Technical Setup is Coiling
TSLA has consolidated between $350-$420 for eight weeks while building a massive base. Options positioning shows heavy call volume at $450 strikes expiring June 20th. Smart money is loading up before the next leg higher.
The stock hasn't broken out yet because retail is focused on macro noise instead of Tesla's execution machine. When European FSD approval hits, we gap to $500+ overnight.
Competitive Moats Widening Daily
Ford, GM, and legacy OEMs are hemorrhaging money on EVs while Tesla prints cash. Ford lost $4.7B on EVs in 2025. Tesla generated $15.3B in automotive gross profit. The competitive gap isn't narrowing. It's becoming a chasm.

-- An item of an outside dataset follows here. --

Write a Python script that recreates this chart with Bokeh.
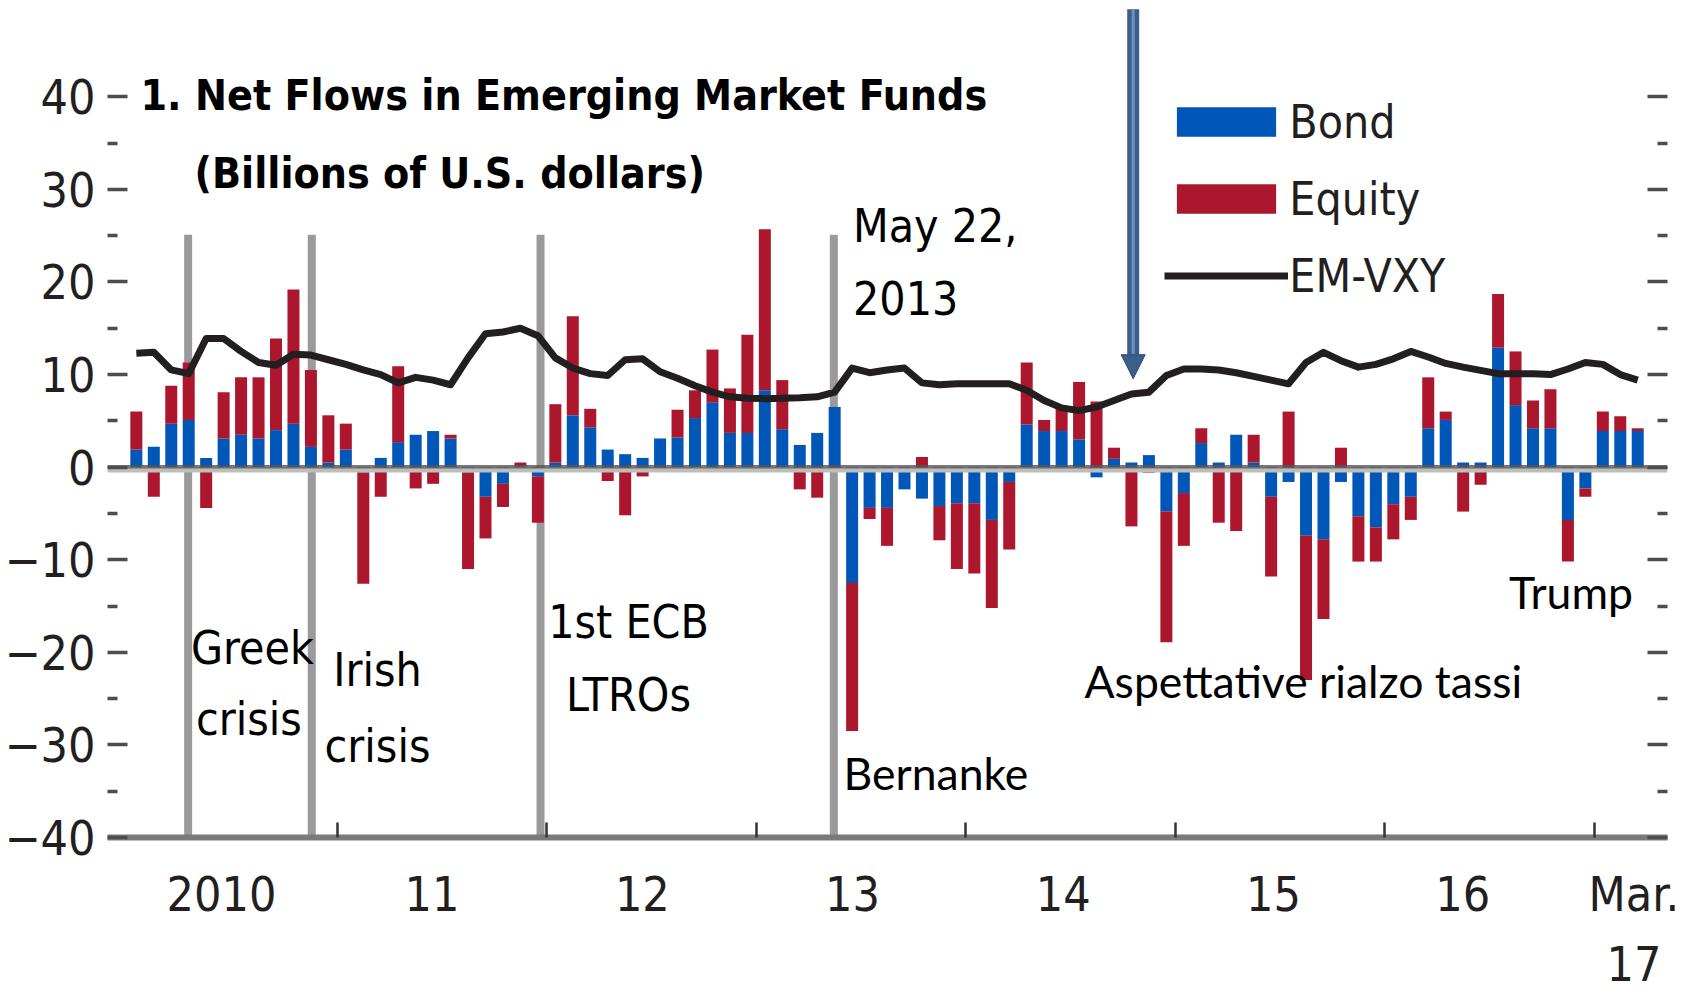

Chinese competitors like BYD are stuck in low-margin, government-subsidized domestic markets. Tesla operates globally with premium pricing power and software monetization models no competitor can replicate.
Bottom Line
Tesla trades at $389 while executing flawlessly across vehicles, energy, and autonomy. European FSD approval alone justifies a $600 price target. Add accelerating Semi adoption, expanding energy margins, and robotaxi optionality, and we're looking at $800+ by year-end. The market will catch up to fundamentals. It always does. Buy every dip.